§ **DATA EXTRACT**
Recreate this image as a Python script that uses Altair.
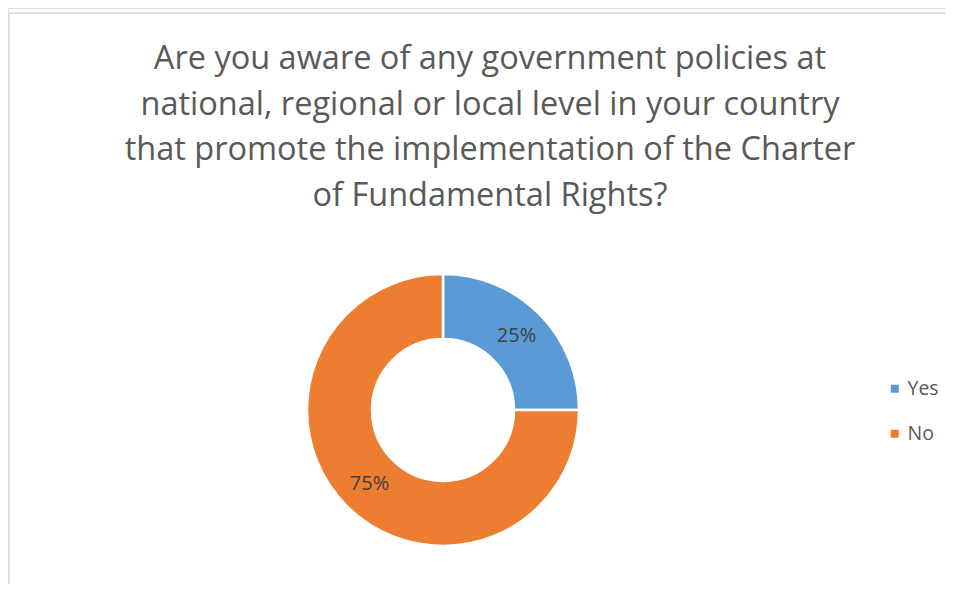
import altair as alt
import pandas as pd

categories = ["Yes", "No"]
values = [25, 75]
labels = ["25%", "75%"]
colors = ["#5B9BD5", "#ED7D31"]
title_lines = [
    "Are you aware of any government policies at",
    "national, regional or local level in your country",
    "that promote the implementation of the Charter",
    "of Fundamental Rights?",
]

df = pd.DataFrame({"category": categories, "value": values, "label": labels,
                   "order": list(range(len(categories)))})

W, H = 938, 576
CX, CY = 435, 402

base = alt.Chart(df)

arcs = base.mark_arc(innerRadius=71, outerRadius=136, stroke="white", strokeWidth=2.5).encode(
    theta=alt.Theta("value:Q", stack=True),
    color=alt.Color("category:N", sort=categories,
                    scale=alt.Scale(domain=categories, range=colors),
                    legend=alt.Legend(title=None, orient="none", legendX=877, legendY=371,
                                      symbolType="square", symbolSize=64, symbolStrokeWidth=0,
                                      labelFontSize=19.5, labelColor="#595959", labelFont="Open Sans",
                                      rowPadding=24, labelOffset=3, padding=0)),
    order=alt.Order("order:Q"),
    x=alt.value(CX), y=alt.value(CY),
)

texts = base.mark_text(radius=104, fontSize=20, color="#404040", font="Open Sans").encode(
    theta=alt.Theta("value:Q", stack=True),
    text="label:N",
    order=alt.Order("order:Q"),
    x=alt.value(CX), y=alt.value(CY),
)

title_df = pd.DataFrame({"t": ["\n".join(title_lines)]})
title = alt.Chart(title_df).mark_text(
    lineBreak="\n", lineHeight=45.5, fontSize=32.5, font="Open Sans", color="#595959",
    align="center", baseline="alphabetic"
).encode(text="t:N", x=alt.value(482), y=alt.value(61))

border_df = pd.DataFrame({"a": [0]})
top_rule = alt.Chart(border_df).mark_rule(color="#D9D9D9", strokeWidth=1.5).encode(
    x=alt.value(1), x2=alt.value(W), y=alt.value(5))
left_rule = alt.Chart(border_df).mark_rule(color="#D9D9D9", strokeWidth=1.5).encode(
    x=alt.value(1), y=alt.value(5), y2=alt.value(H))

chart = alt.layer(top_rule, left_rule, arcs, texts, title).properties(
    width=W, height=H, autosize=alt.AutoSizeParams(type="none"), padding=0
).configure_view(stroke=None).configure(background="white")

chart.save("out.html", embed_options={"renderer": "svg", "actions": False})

§ **PROBLEM DETAILS**
Replicate the material above verbatim; images stay out of the copy.

§ **FINAL ANSWER**
Recreate this image as a Python script that uses Altair.
import altair as alt
import pandas as pd

categories = ["Yes", "No"]
values = [25, 75]
labels = ["25%", "75%"]
colors = ["#5B9BD5", "#ED7D31"]
title_lines = [
    "Are you aware of any government policies at",
    "national, regional or local level in your country",
    "that promote the implementation of the Charter",
    "of Fundamental Rights?",
]

df = pd.DataFrame({"category": categories, "value": values, "label": labels,
                   "order": list(range(len(categories)))})

W, H = 938, 576
CX, CY = 435, 402

base = alt.Chart(df)

arcs = base.mark_arc(innerRadius=71, outerRadius=136, stroke="white", strokeWidth=2.5).encode(
    theta=alt.Theta("value:Q", stack=True),
    color=alt.Color("category:N", sort=categories,
                    scale=alt.Scale(domain=categories, range=colors),
                    legend=alt.Legend(title=None, orient="none", legendX=877, legendY=371,
                                      symbolType="square", symbolSize=64, symbolStrokeWidth=0,
                                      labelFontSize=19.5, labelColor="#595959", labelFont="Open Sans",
                                      rowPadding=24, labelOffset=3, padding=0)),
    order=alt.Order("order:Q"),
    x=alt.value(CX), y=alt.value(CY),
)

texts = base.mark_text(radius=104, fontSize=20, color="#404040", font="Open Sans").encode(
    theta=alt.Theta("value:Q", stack=True),
    text="label:N",
    order=alt.Order("order:Q"),
    x=alt.value(CX), y=alt.value(CY),
)

title_df = pd.DataFrame({"t": ["\n".join(title_lines)]})
title = alt.Chart(title_df).mark_text(
    lineBreak="\n", lineHeight=45.5, fontSize=32.5, font="Open Sans", color="#595959",
    align="center", baseline="alphabetic"
).encode(text="t:N", x=alt.value(482), y=alt.value(61))

border_df = pd.DataFrame({"a": [0]})
top_rule = alt.Chart(border_df).mark_rule(color="#D9D9D9", strokeWidth=1.5).encode(
    x=alt.value(1), x2=alt.value(W), y=alt.value(5))
left_rule = alt.Chart(border_df).mark_rule(color="#D9D9D9", strokeWidth=1.5).encode(
    x=alt.value(1), y=alt.value(5), y2=alt.value(H))

chart = alt.layer(top_rule, left_rule, arcs, texts, title).properties(
    width=W, height=H, autosize=alt.AutoSizeParams(type="none"), padding=0
).configure_view(stroke=None).configure(background="white")

chart.save("out.html", embed_options={"renderer": "svg", "actions": False})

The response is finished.